Son günlerde kendisinin itibarsızlaştırılarak, küçük düşürülmek istenmesine tepki gösteren Sakarya Bakkallar ve Bayiler Odası Başkanı Ahmet Akdardağan, hakkında gündeme getirilen söylenti ve haberlere konu olan iddialara cevap hakkını kullandığını belirterek, “Bu benim en doğal ve yasal hakkımdır” diye konuştu.

Başkan Akdardağan yaptığı açıklamada şu ifadelere yer verdi; “Bilindiği gibi SESOB Başkanlar Kurulu toplantısında Sebze ve Meyveciler Odası Başkanı ile yaşadığım tartışma doğrudur. Bu tartışma esnaflarımız adına yapılmış ve haksız rekabetin önlenmesi adına gerginlik yaşatmıştır. Bu gelişmeler yaşanırken, ortadaki yanlışlıklar ve gördüğüm lüzum üzerine 23 Mayıs 2016 tarihinde istifa ettiğimi tüm kamuoyuna duyurmuş ve resmi olarak SESOB’a iletmiş bulunmaktayım. SESOB Yönetimi de gerekeni yapmış ve istifamı kabul etmiştir.
Söz konusu olan 6 yıllık huzur hakkı dediğimiz, (oturum ücretleri, harcırah v.s.) yasaların bize verdiği hakkın tarafıma verilmesini ben istemedim. Görev süresi içerisinde tahakkuk eden alacaklarımın Birlik Başkan'ı tarafından, resmi yazı ile istenmesi gerektiği tarafıma bildirilmiştir. Ben de hemen gerekeni yaptım ve avukatımız aracılığıyla huzur haklarımızın alınması için müracaatımızı yaptık. Hakların tarafımıza ödenmesini bekliyoruz. Kaldı ki ortada hukuka, kanun ve yönetmenliğe uygun olmayan bir durum da yoktur.

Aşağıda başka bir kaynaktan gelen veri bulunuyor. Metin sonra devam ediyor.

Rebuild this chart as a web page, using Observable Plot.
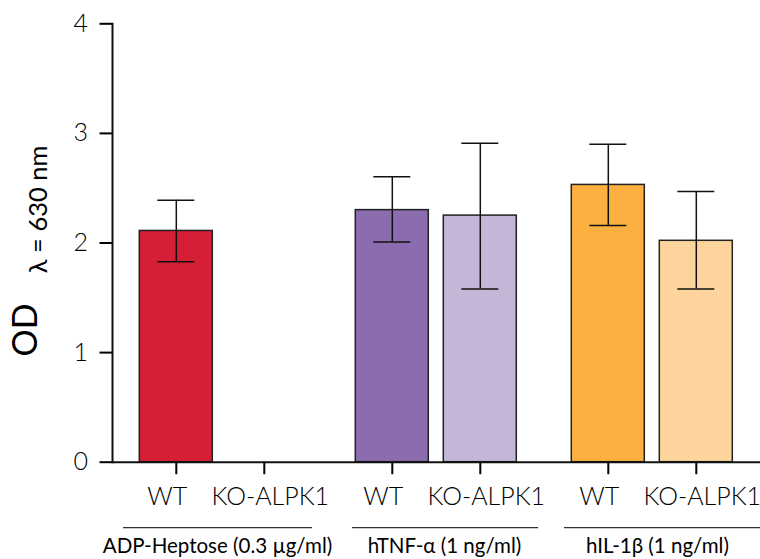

Durum böyle iken, küçük düşürücü bir şekilde el altından haberi basına vermek küçük hesaplar olduğu gibi sığ düşüncedir. Burada şahsıma tamamen karalama kampanyası başlatılmış bulunmakla birlikte, rencide edici tavırlar her geçen gün artmakta, internet medyası kullanılarak küçük düşürülme girişimleri yapılmaktadır. Ayrıca tüm oda başkanlarına kurum ve şahsımın alacaklarının bulunduğu bilgiler kağıda dökülmüş bir vaziyette fotokopi ile çoğaltılarak dağıtılmaktadır. Bu ne şaşkınlıktır? Bu durumdan kime ne? Yasal olmayan ne var?
Beni küçük düşürmek ve kamuoyu nezdinde bunu para için yaptığımı düşünmelerine sevk etmek için düzenlenmiş bir karalama kampanyası başlatılmıştır. Bu haberler ve söylentiler tamamen adımı karalamak ve beni kamuoyunda itibarsızlaştırarak küçük düşürmek adınadır. Ne olursa olsun, ben doğru bildiğimi söylemeye, doğru bildiğim yolda yürümeye devam edeceğim. Benim paraya, pula ve makama ihtiyacım olmadığını Sakaryalı olan herkes bilir. Sakarya'da herkes birbirini gayet iyi tanır ve herkes birbirini bilir. Temsil ettiğimiz esnafım adına, ahiliğin kültürü gereği Mevla’mdan sabır dileyerek işime bakacağım ve şu hadisi şerifle sözümü bitireceğim. Kim yalan sözü (yalan, gıybet, dedikodu gibi günah sözleri)ve onunla ameli terk etmezse (bilsin ki) onun yiyip içmesini bırakmasına Allah'ın ihtiyacı yoktur.”